+++ Material to process +++
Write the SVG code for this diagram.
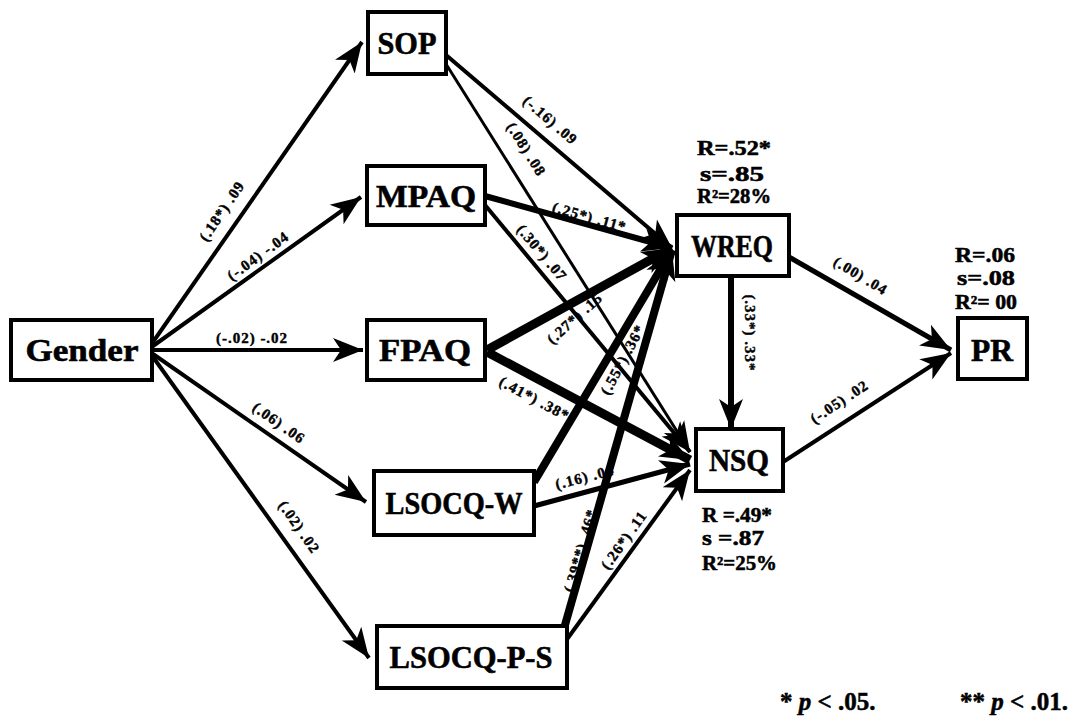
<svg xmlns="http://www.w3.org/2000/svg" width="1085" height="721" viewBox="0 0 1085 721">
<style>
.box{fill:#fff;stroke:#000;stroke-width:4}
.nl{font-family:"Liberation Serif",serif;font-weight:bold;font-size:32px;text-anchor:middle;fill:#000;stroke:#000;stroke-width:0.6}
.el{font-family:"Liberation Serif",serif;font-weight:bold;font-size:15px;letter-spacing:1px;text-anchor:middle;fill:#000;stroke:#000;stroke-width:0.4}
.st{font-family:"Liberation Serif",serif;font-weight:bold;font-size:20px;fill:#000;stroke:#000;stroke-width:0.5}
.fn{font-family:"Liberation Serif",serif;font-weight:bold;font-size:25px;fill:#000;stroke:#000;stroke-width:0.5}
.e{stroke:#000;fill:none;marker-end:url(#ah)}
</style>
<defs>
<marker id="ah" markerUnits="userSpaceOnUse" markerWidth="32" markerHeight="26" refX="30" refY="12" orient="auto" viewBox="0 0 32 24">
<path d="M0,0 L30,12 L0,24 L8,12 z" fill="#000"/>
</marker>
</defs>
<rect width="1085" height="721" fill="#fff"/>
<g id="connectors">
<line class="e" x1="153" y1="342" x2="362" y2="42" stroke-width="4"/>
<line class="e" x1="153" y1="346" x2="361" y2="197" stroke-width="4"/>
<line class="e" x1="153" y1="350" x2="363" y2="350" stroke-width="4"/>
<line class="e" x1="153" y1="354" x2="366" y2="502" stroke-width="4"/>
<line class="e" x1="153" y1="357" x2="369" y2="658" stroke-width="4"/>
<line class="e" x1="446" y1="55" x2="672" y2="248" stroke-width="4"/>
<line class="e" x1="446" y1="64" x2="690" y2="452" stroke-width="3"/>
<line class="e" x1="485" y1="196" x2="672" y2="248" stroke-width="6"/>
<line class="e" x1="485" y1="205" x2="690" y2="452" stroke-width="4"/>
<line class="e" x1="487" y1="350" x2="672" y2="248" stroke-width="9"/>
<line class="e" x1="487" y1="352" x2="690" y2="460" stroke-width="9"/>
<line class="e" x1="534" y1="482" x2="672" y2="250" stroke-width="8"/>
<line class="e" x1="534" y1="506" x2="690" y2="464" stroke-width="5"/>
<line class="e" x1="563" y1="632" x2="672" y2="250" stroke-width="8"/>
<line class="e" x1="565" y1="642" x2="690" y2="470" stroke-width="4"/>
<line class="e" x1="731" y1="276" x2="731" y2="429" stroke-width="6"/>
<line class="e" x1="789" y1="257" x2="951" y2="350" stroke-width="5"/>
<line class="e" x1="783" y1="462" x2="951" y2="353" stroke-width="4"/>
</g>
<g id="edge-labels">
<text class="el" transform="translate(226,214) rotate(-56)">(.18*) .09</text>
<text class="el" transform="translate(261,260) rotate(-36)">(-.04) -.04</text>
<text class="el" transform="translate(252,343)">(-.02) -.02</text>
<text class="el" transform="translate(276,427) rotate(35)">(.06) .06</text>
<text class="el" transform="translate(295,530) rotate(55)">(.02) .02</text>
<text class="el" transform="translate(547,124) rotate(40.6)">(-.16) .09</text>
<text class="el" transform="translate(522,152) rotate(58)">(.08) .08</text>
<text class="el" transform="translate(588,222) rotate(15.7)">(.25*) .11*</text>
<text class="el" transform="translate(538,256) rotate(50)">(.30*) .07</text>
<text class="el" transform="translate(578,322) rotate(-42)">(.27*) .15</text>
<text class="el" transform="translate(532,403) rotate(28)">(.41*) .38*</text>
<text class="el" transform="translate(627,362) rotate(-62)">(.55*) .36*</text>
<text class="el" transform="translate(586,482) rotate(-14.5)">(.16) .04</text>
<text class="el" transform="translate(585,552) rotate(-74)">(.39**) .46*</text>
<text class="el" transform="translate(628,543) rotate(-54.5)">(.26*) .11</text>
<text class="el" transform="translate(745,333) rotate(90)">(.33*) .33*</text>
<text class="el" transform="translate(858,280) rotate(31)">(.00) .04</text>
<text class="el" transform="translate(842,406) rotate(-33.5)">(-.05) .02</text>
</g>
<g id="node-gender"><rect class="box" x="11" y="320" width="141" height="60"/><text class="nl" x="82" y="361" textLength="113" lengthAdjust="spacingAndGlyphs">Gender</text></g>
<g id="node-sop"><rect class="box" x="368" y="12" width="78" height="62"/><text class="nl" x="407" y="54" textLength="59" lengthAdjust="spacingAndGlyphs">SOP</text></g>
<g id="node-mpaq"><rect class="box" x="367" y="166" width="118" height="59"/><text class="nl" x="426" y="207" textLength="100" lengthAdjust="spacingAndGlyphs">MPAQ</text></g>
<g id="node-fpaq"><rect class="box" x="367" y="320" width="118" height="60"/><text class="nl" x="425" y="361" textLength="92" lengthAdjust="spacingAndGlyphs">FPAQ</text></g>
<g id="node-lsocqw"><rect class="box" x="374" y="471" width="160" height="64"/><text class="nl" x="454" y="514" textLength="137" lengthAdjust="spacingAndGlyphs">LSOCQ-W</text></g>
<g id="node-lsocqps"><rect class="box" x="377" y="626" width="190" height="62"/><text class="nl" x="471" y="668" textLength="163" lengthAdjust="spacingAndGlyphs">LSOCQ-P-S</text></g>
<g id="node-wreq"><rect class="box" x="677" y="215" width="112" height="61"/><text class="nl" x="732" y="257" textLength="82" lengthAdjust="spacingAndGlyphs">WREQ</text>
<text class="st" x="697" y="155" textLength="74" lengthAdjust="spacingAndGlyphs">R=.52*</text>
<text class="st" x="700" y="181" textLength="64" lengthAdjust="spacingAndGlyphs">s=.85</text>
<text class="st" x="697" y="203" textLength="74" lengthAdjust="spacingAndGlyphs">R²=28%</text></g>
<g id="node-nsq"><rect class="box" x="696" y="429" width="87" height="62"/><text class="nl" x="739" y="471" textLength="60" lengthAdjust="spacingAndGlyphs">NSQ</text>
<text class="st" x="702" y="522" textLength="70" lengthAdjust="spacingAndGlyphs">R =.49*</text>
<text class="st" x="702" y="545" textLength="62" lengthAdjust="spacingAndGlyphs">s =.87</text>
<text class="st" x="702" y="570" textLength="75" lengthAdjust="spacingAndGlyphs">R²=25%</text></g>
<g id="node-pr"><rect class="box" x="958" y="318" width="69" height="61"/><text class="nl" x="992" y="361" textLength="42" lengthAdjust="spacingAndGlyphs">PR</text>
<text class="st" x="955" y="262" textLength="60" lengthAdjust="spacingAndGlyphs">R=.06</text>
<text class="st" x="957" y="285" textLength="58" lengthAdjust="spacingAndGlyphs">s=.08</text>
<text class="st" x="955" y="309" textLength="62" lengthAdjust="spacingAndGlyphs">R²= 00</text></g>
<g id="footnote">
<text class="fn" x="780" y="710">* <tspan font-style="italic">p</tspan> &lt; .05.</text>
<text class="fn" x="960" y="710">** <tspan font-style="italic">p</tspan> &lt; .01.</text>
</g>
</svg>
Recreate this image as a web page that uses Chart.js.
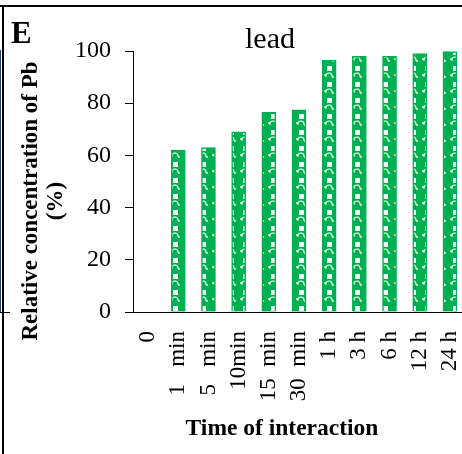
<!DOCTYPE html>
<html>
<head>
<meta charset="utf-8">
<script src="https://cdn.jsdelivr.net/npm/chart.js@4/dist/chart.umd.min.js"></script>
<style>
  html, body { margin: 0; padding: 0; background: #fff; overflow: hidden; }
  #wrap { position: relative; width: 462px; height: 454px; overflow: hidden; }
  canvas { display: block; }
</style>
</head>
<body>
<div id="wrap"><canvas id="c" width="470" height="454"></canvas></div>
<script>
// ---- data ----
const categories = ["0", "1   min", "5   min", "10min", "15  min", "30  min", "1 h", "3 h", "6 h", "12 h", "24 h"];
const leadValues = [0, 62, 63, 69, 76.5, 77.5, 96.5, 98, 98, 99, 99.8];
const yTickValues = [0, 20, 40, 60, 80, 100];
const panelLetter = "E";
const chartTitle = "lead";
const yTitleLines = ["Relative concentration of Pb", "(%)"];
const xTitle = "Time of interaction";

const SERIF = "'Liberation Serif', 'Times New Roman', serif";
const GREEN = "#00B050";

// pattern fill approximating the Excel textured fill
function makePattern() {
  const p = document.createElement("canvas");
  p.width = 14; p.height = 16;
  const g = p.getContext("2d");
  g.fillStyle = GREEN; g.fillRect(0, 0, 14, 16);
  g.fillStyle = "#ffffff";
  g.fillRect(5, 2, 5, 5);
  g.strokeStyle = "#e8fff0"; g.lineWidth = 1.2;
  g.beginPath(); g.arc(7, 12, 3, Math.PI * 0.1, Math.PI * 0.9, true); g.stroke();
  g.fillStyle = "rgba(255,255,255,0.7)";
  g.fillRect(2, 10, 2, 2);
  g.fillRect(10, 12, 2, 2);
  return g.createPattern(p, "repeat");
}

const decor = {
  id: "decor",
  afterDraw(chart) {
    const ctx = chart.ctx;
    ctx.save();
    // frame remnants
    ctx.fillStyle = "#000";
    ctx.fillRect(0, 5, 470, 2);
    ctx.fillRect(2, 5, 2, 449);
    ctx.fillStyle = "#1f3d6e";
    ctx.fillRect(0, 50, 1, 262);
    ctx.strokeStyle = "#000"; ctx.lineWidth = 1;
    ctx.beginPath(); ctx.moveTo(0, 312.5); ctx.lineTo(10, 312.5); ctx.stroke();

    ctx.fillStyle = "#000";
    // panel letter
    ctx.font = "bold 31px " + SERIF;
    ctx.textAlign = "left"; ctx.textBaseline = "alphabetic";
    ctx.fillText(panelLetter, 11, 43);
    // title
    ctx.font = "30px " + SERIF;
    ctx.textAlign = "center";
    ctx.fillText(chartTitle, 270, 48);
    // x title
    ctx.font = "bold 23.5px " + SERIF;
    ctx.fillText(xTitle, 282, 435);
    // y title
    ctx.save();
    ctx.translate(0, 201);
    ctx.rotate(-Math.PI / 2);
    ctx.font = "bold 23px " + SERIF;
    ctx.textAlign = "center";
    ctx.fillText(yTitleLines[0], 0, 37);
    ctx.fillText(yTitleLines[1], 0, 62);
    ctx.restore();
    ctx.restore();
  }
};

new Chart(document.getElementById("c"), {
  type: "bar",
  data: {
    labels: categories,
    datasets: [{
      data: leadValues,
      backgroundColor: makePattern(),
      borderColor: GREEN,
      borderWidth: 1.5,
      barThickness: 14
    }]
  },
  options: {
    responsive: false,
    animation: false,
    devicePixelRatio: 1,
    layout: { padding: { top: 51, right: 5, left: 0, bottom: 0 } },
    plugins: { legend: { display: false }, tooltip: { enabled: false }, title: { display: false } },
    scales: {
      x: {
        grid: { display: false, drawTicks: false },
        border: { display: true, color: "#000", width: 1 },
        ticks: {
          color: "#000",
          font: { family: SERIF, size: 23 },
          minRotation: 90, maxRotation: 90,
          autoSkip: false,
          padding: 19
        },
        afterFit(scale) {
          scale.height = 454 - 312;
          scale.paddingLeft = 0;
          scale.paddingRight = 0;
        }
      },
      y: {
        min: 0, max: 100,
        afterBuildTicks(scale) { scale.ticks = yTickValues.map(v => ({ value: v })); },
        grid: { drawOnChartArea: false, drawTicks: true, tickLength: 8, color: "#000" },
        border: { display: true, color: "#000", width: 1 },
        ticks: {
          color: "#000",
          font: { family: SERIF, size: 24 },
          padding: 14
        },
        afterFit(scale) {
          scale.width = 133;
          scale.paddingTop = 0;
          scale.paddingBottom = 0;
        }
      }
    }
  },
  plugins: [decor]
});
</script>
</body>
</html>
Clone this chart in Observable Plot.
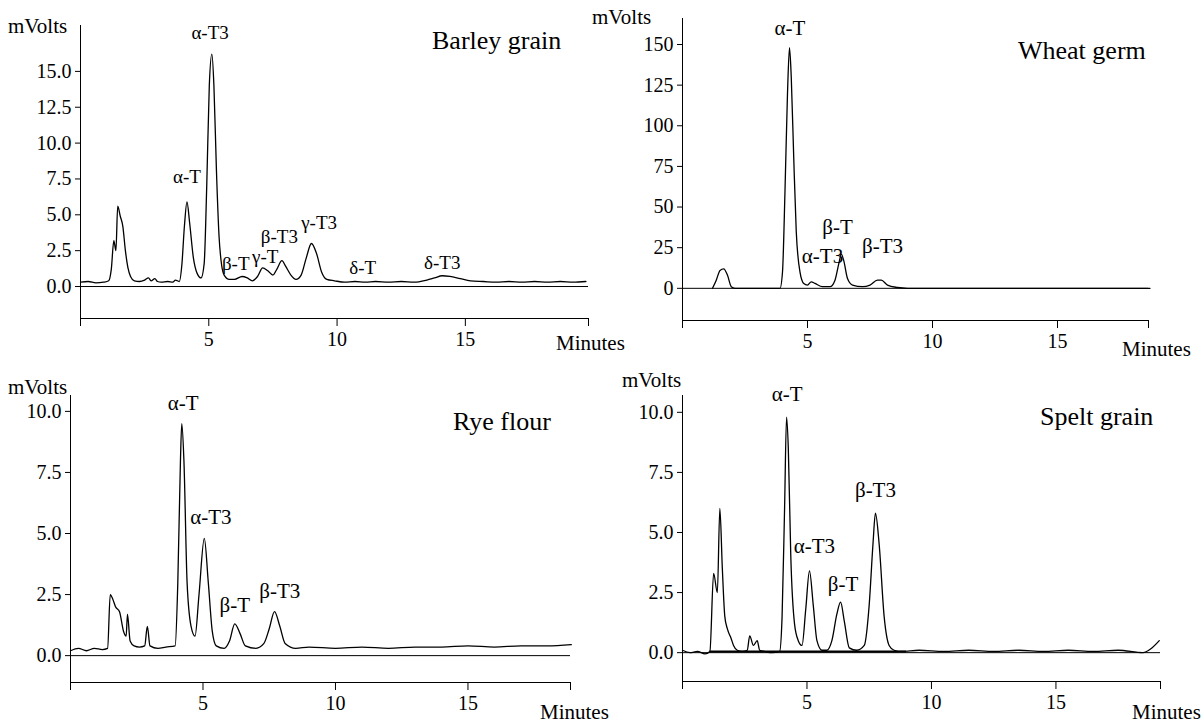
+++
Given request –
Look above for every line with the word "this" and copy it.

Reply –
Write the SVG code for this diagram.
Recreate this image as a web page that uses Chart.js.
Clone this chart in Observable Plot.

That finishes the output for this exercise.